Hunter S. Thompson was an idol of mine for a long time. By the time he shot himself in the head (surely an anti-climactic way for such a man to go--shouldn't he at least have died in a peyote-fueled gun battle involving motorcycle thugs and a truck filled with nitroglycerine?), I'd moved on to other idols and people to emulate, but his influence on my life and writing is embarassingly strong. Harlan Ellison once said of writers reading other writers that "Milk tastes like what's it's next to in the fridge," and as my bookshelf can attest to, I spent a lot of time next to HST in my life.

It seems almost inconceivable an anecdote of serendipity, but I started reading Hunter S. Thompson the same day that I had my first drink of whiskey: I found "Fear and Loathing in Las Vegas" in a dingy bookstore in Sydney, and from that first night devouring the book in a cheap hostel, HST was a literary hero of mine. He was too rough and ragged and inconsistent to be my favorite writer, but I was Gonzo in tastes if not in reality. He was the voice I most wanted to emulate: to capture the lurid insanity of the universe with that terrible poetry, to cage the bad craziness and leave others breathless and reeling--and most importantly, to make those complacent bastards really fucking angry at the goons and assholes who were stabbing at the heart of the American Dream.

My attempts at following him were limited mostly to drinking Wild Turkey 101 and writing run-on sentences rather than joining a motorcycle gang or developing a fascination with high-calibre weaponry, but until I discovered David Foster Wallace five years later, no one best captured what I wanted to do when faced with a blank page. It would mortify the both of them to hear so, but no other writer has been as influential on my literary dreams as HST and DFW. I carried photocopies of some of his writing in my wallet everywhere. I must have read them once every couple of days.

I never wanted to meet my hero--a visit to the fortified compound out there at Owl Creek would have ended with my being shot, with a .357 hollow point if I was lucky. If I was unlucky, it would have been with a taser, and I would have been brought back for interrogation. Who could stand up to interrogation from that man? Who could face the disappointment of his disdain, especiall when the disappointment would have been expressed via my being doped up, stripped naked, and released into the mountains of Colorado with angry peacocks unleashed on me?

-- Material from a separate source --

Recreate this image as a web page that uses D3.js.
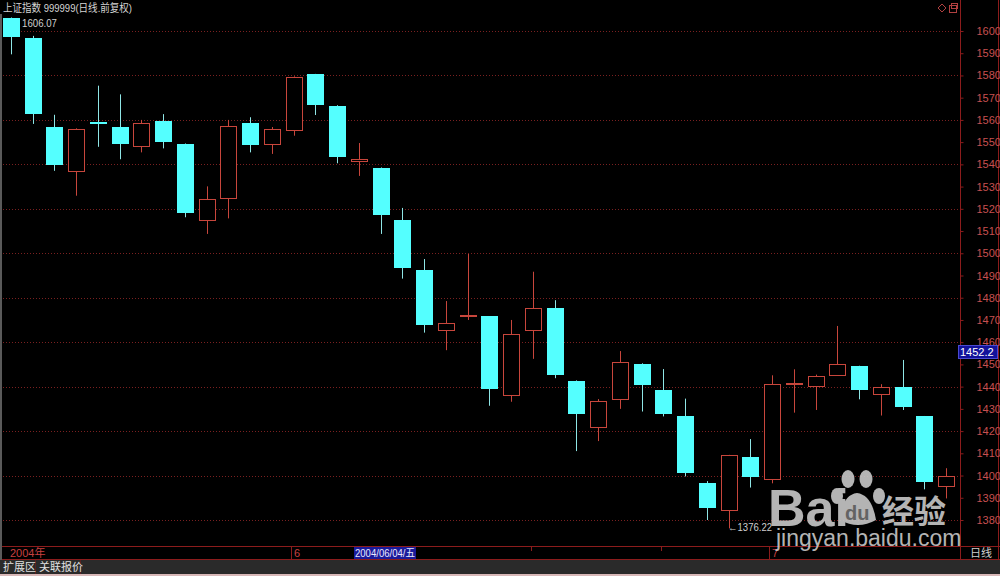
<!DOCTYPE html>
<html><head><meta charset="utf-8">
<script src="https://cdn.jsdelivr.net/npm/d3@7"></script>
<style>
html,body{margin:0;padding:0;background:#000;overflow:hidden;}
svg{display:block;}
text{font-family:"Liberation Sans","Noto Sans CJK SC",sans-serif;}
</style></head><body>
<svg id="chart" width="1000" height="576"></svg>
<script>
// ---- data ----
const dates = [
  "2004/05/13","2004/05/14","2004/05/17","2004/05/18","2004/05/19","2004/05/20","2004/05/21",
  "2004/05/24","2004/05/25","2004/05/26","2004/05/27","2004/05/28","2004/05/31",
  "2004/06/01","2004/06/02","2004/06/03","2004/06/04","2004/06/07","2004/06/08","2004/06/09",
  "2004/06/10","2004/06/11","2004/06/14","2004/06/15","2004/06/16","2004/06/17","2004/06/18",
  "2004/06/21","2004/06/22","2004/06/23","2004/06/24","2004/06/25","2004/06/28","2004/06/29","2004/06/30",
  "2004/07/01","2004/07/02","2004/07/05","2004/07/06","2004/07/07","2004/07/08","2004/07/09",
  "2004/07/12","2004/07/13"
];
const openV = [1606.0,1596.9,1556.8,1537.1,1559.2,1556.8,1548.3,1559.7,1549.2,1515.1,1524.7,1558.5,1549.0,
  1555.6,1580.5,1566.4,1541.3,1538.5,1514.9,1492.5,1465.5,1471.8,1471.6,1436.2,1465.5,1475.5,1442.7,
  1421.7,1434.3,1450.4,1438.4,1426.7,1396.6,1384.5,1408.5,
  1398.3,1441.3,1440.3,1445.4,1449.3,1436.5,1439.8,1426.7,1395.5];
const highV = [1606.07,1597.8,1562.3,1556.2,1575.4,1571.5,1560.0,1562.6,1549.4,1530.1,1560.0,1561.2,1556.8,
  1579.6,1580.7,1566.6,1549.6,1538.6,1520.4,1497.4,1478.5,1499.7,1471.7,1470.0,1491.7,1478.9,1442.8,
  1434.4,1456.0,1450.5,1447.9,1434.6,1397.5,1409.3,1416.4,
  1445.1,1447.8,1445.4,1467.3,1449.4,1441.1,1452.0,1426.8,1403.3];
const lowV = [1589.5,1558.2,1537.1,1525.9,1547.9,1542.3,1545.4,1547.2,1516.2,1508.7,1515.7,1545.4,1544.7,
  1552.9,1562.2,1540.5,1534.8,1508.7,1488.6,1464.3,1456.4,1470.0,1431.4,1433.2,1452.5,1443.8,1411.0,
  1415.5,1430.0,1428.8,1426.6,1399.6,1380.0,1376.22,1394.6,
  1396.5,1428.3,1429.5,1445.3,1434.3,1427.0,1429.5,1393.8,1389.7];
const closeV = [1597.4,1562.5,1539.7,1555.9,1558.2,1549.0,1558.6,1550.1,1518.0,1524.4,1557.1,1548.7,1556.0,
  1579.4,1566.9,1543.3,1542.6,1517.2,1493.5,1467.7,1468.5,1472.1,1438.9,1463.7,1475.5,1445.4,1427.6,
  1433.7,1451.0,1440.8,1427.9,1401.1,1385.3,1409.1,1399.4,
  1441.2,1441.6,1445.0,1450.2,1438.5,1440.0,1430.7,1397.1,1400.0];
const yTickValues = [1380,1390,1400,1410,1420,1430,1440,1450,1460,1470,1480,1490,1500,1510,1520,1530,1540,1550,1560,1570,1580,1590,1600];
const gridValues = [1380,1400,1420,1440,1460,1480,1500,1520,1540,1560,1580,1600];
const titleText = "上证指数 999999(日线.前复权)";
const highLabel = "1606.07";
const lowLabel = "←1376.22";
const cursorValue = "1452.2";
const cursorDate = "2004/06/04/五";

// ---- colours ----
const C_UP = "#c8463c", C_DOWN = "#54ffff", C_WICK_DOWN = "#8fe6e6";
const C_FRAME = "#8c1c1c", C_GRID = "#7a2020", C_AXIS_TXT = "#c85050";

const svg = d3.select("#chart");
svg.append("rect").attr("width",1000).attr("height",576).attr("fill","#000");

const x = d3.scaleBand().domain(dates).range([0,957]).paddingInner(0.26).paddingOuter(0.13);
const y = d3.scaleLinear().domain([1380,1600]).range([520,31]);
const cxOf = d => Math.round(x(d) + x.bandwidth()/2);

// grid
svg.append("g").selectAll("line").data(gridValues).join("line")
  .attr("x1",3).attr("x2",958)
  .attr("y1",d=>Math.round(y(d))+0.5).attr("y2",d=>Math.round(y(d))+0.5)
  .attr("stroke",C_GRID).attr("stroke-width",1).attr("stroke-dasharray","1,2");

// frame lines
const frame = svg.append("g").attr("stroke",C_FRAME).attr("stroke-width",1);
frame.append("line").attr("x1",960.5).attr("x2",960.5).attr("y1",0).attr("y2",560);
frame.append("line").attr("x1",998.5).attr("x2",998.5).attr("y1",0).attr("y2",560);
frame.append("line").attr("x1",0).attr("x2",1000).attr("y1",546.5).attr("y2",546.5);
frame.append("line").attr("x1",0).attr("x2",1000).attr("y1",559.5).attr("y2",559.5);
svg.append("rect").attr("x",0).attr("y",14).attr("width",2).attr("height",546).attr("fill","#5a5a5a");

// right axis
const axis = svg.append("g").attr("transform","translate(960.5,0)")
  .call(d3.axisRight(y).tickValues(yTickValues).tickSize(3).tickPadding(13).tickFormat(d3.format("d")));
axis.select(".domain").remove();
axis.selectAll(".tick line").attr("stroke",C_FRAME);
axis.selectAll(".tick text").attr("fill",C_AXIS_TXT).attr("font-size",11)
  .attr("font-family","'Liberation Sans',sans-serif");

// candles
const g = svg.append("g");
dates.forEach((d,i)=>{
  const o=openV[i], h=highV[i], l=lowV[i], c=closeV[i];
  const cx = cxOf(d);
  const up = c >= o;
  if (up) {
    const yt = Math.round(y(c)), yb = Math.max(Math.round(y(o)), yt+1);
    g.append("line").attr("x1",cx+0.5).attr("x2",cx+0.5).attr("y1",y(h)).attr("y2",yt).attr("stroke",C_UP);
    g.append("line").attr("x1",cx+0.5).attr("x2",cx+0.5).attr("y1",yb).attr("y2",y(l)).attr("stroke",C_UP);
    g.append("rect").attr("x",cx-8+0.5).attr("y",yt+0.5).attr("width",16).attr("height",yb-yt)
      .attr("fill","#000").attr("stroke",C_UP).attr("stroke-width",1);
  } else {
    const yt = Math.round(y(o)), yb = Math.max(Math.round(y(c)), yt+1);
    g.append("line").attr("x1",cx+0.5).attr("x2",cx+0.5).attr("y1",y(h)).attr("y2",y(l)).attr("stroke",C_WICK_DOWN);
    g.append("rect").attr("x",cx-8).attr("y",yt).attr("width",17).attr("height",Math.max(2,yb-yt))
      .attr("fill",C_DOWN);
  }
});

// title and labels
svg.append("text").attr("x",3).attr("y",12).attr("fill","#d4d4d4").attr("font-size",11)
  .attr("textLength",129).attr("lengthAdjust","spacingAndGlyphs").text(titleText);
svg.append("text").attr("x",22).attr("y",27).attr("fill","#cfcfcf").attr("font-size",10.5)
  .attr("textLength",35).attr("lengthAdjust","spacingAndGlyphs").text(highLabel);
const iLow = lowV.indexOf(d3.min(lowV));
svg.append("text").attr("x",cxOf(dates[iLow])-1).attr("y",531).attr("fill","#cfcfcf").attr("font-size",10.5)
  .attr("textLength",44).attr("lengthAdjust","spacingAndGlyphs").text(lowLabel);

// top-right icons
svg.append("path").attr("d","M942,4 L946,8 L942,12 L938,8 Z").attr("fill","none").attr("stroke","#b04040");
svg.append("rect").attr("x",949.5).attr("y",5.5).attr("width",7).attr("height",7).attr("fill","none").attr("stroke","#b04040");
svg.append("rect").attr("x",951.5).attr("y",3.5).attr("width",6).attr("height",5).attr("fill","none").attr("stroke","#b04040");

// cursor value box
svg.append("rect").attr("x",958.5).attr("y",345.5).attr("width",39).attr("height",13).attr("fill","#12129a").attr("stroke","#4a4ad0");
svg.append("text").attr("x",960).attr("y",356).attr("fill","#ffffff").attr("font-size",11).text(cursorValue);

// bottom date strip
const monthStarts = [13, 35];
svg.append("text").attr("x",10).attr("y",557).attr("fill","#c84040").attr("font-size",11).text("2004年");
monthStarts.forEach(i=>{
  const cx = cxOf(dates[i]);
  svg.append("line").attr("x1",cx-2.5).attr("x2",cx-2.5).attr("y1",547).attr("y2",559).attr("stroke",C_FRAME);
  svg.append("text").attr("x",cx).attr("y",557).attr("fill","#c84040").attr("font-size",11).text(+dates[i].slice(5,7));
});
[24, 30].forEach(i=>{
  const cx = cxOf(dates[i]);
  svg.append("line").attr("x1",cx-1.5).attr("x2",cx-1.5).attr("y1",547).attr("y2",551).attr("stroke",C_FRAME);
});
const iCur = dates.indexOf("2004/06/04");
const curX = cxOf(dates[iCur]) - 5;
svg.append("rect").attr("x",curX).attr("y",547).attr("width",62).attr("height",12).attr("fill","#1a1a9a");
svg.append("text").attr("x",curX+1).attr("y",557).attr("fill","#e8e8ff").attr("font-size",11)
  .attr("textLength",60).attr("lengthAdjust","spacingAndGlyphs").text(cursorDate);
svg.append("text").attr("x",970).attr("y",557).attr("fill","#d0d0d0").attr("font-size",11).text("日线");

// bottom bar
svg.append("rect").attr("x",0).attr("y",560).attr("width",1000).attr("height",14).attr("fill","#2a2a2a");
svg.append("rect").attr("x",0).attr("y",574).attr("width",1000).attr("height",2).attr("fill","#d8b8b8");
svg.append("line").attr("x1",35.5).attr("x2",35.5).attr("y1",560).attr("y2",574).attr("stroke","#5a2020");
svg.append("line").attr("x1",80.5).attr("x2",80.5).attr("y1",560).attr("y2",574).attr("stroke","#5a2020");
svg.append("text").attr("x",3).attr("y",571).attr("fill","#e0e0e0").attr("font-size",11).text("扩展区");
svg.append("text").attr("x",39).attr("y",571).attr("fill","#e0e0e0").attr("font-size",11).text("关联报价");

// watermark
const wm = svg.append("g").attr("fill","#c8c8c8").attr("opacity",0.9);
wm.append("text").attr("x",768).attr("y",526).attr("font-size",52).attr("font-weight","bold")
  .attr("font-family","'Liberation Sans',sans-serif").text("Bai");
wm.append("ellipse").attr("cx",848).attr("cy",479).attr("rx",6.5).attr("ry",9);
wm.append("ellipse").attr("cx",866).attr("cy",479).attr("rx",6.5).attr("ry",9);
wm.append("ellipse").attr("cx",837).attr("cy",496).attr("rx",6).attr("ry",8);
wm.append("ellipse").attr("cx",879).attr("cy",496).attr("rx",6).attr("ry",8);
wm.append("path").attr("d","M840,520 Q842,495 857,493 Q872,495 876,520 Q858,530 840,520 Z");
wm.append("text").attr("x",845).attr("y",520).attr("font-size",20).attr("font-weight","bold")
  .attr("fill","#6e6e6e").attr("font-family","'Liberation Sans',sans-serif").text("du");
wm.append("text").attr("x",882).attr("y",523).attr("font-size",32).attr("font-weight","bold")
  .attr("font-family","'Noto Sans CJK SC',sans-serif").text("经验");
wm.append("text").attr("x",776).attr("y",546).attr("font-size",23)
  .attr("font-family","'Liberation Sans',sans-serif").text("jingyan.baidu.com");
</script>
</body></html>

No, better to face the fact on my own. I failed my idol, and I'd never be able to look him in the face; the knowledge that I'll never have to now is not comforting.

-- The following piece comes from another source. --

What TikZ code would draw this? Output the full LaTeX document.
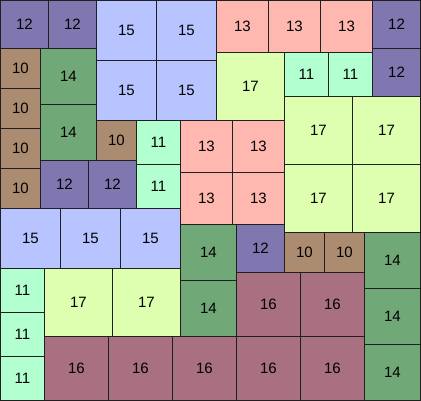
\documentclass[tikz,border=0pt]{standalone}
\usepackage{fontspec}
\setmainfont{Liberation Sans}
\definecolor{c10}{RGB}{172,140,112}
\definecolor{c11}{RGB}{178,255,208}
\definecolor{c12}{RGB}{128,119,176}
\definecolor{c13}{RGB}{255,184,176}
\definecolor{c14}{RGB}{112,168,120}
\definecolor{c15}{RGB}{184,196,255}
\definecolor{c16}{RGB}{168,112,128}
\definecolor{c17}{RGB}{222,255,176}
\definecolor{edge}{RGB}{32,32,32}
\tikzset{sq/.style={draw=edge, line width=1pt, inner sep=0pt, outer sep=0pt, font=\fontsize{15}{15}\selectfont, text=black}}
\begin{document}
\begin{tikzpicture}[x=1pt,y=-1pt]
\useasboundingbox (0,0) rectangle (421,401);
\foreach \x/\y/\n [count=\i] in {
  0/0/12, 48/0/12, 96/0/15, 156/0/15, 96/60/15, 156/60/15,
  216/0/13, 268/0/13, 320/0/13, 372/0/12, 372/48/12,
  0/48/10, 0/88/10, 0/128/10, 0/168/10,
  40/48/14, 40/104/14, 96/120/10, 40/160/12, 88/160/12,
  136/120/11, 136/164/11,
  180/120/13, 232/120/13, 180/172/13, 232/172/13,
  216/52/17, 284/52/11, 328/52/11,
  284/96/17, 352/96/17, 284/164/17, 352/164/17,
  0/208/15, 60/208/15, 120/208/15,
  180/224/14, 180/280/14, 236/224/12,
  284/232/10, 324/232/10,
  364/232/14, 364/288/14, 364/344/14,
  236/272/16, 300/272/16,
  0/268/11, 0/312/11, 0/356/11,
  44/268/17, 112/268/17,
  44/336/16, 108/336/16, 172/336/16, 236/336/16, 300/336/16}
{
  \pgfmathsetmacro\s{4*\n}
  \node[sq, fill=c\n, minimum size=\s pt] (s\i) at ({\x+0.5+2*\n},{\y+0.5+2*\n}) {\n};
}
\end{tikzpicture}
\end{document}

HST gave rise to a new breed of self-obsessed writers, driven by the notion that they could become the story as much as he had; they stumble through their stories with none of his fierce wit and demented genius: they turn into pale imitations of Tom Wolfe (himself a pale imitation). Hunter S. Thompson was an avant garde artist whose stage was the American dream. He was the Heisenberg Uncertainy Principle brought to life, a personification of the idea that the reporter not only observes the story, but changes it. As a Merry Prankster of journalism, this usually meant trying to transform these stories into vignettes of his own life, turning even minor episodes into something weirder and more wonderful. Extremism in the service of journalism was his vice, and he is sorely missed.

"...no explanation, no mix of words or music or memories can touch that sense of knowing that you were there and alive in that corner of time and the world. Whatever it meant...There was madness in any direction, at any hour...you could strike sparks anywhere. There was a fantastic universal sense that whatever we were doing was right, that we were winning. And that, I think, was the handle--that sense of inevitable victory over the forces of Old and Evil. Not in any mean or military sense; we didn't need that. Our energy would simply prevail. There was no point in fighting--on our side or theirs. We had all the momentum; we were riding the crest of a high and beautiful wave...

So now, less than five years later, you can go up on a steep hill in Las Vegas and look West, and with the right kind of eyes you can almost see the high-water mark--that place where the wave finally broke and rolled back." -Fear and Loathing in Las Vegas

"It has to be done right...and that's when the strange music starts, when you stretch your luck so far that fear becomes exhilaration and vibrates along your arms...The Edge. There is no honest way to explain it because the only people who really know where it is are the ones who have gone over. The others--the living--are those who pushed their control as far as they felt they could handle it, and then pulled back, or slowed down, or did whatever they had to when it came time to choose between Now and Later." - Hell's Angels



Selah.

Hunter S. Thompson, Dr. Gonzo, finally gave up on waiting for the Wave to crest again. When it came time to choose Now or Later, it was finally Now. He fought for a long time, and finally, he left the Edge behind.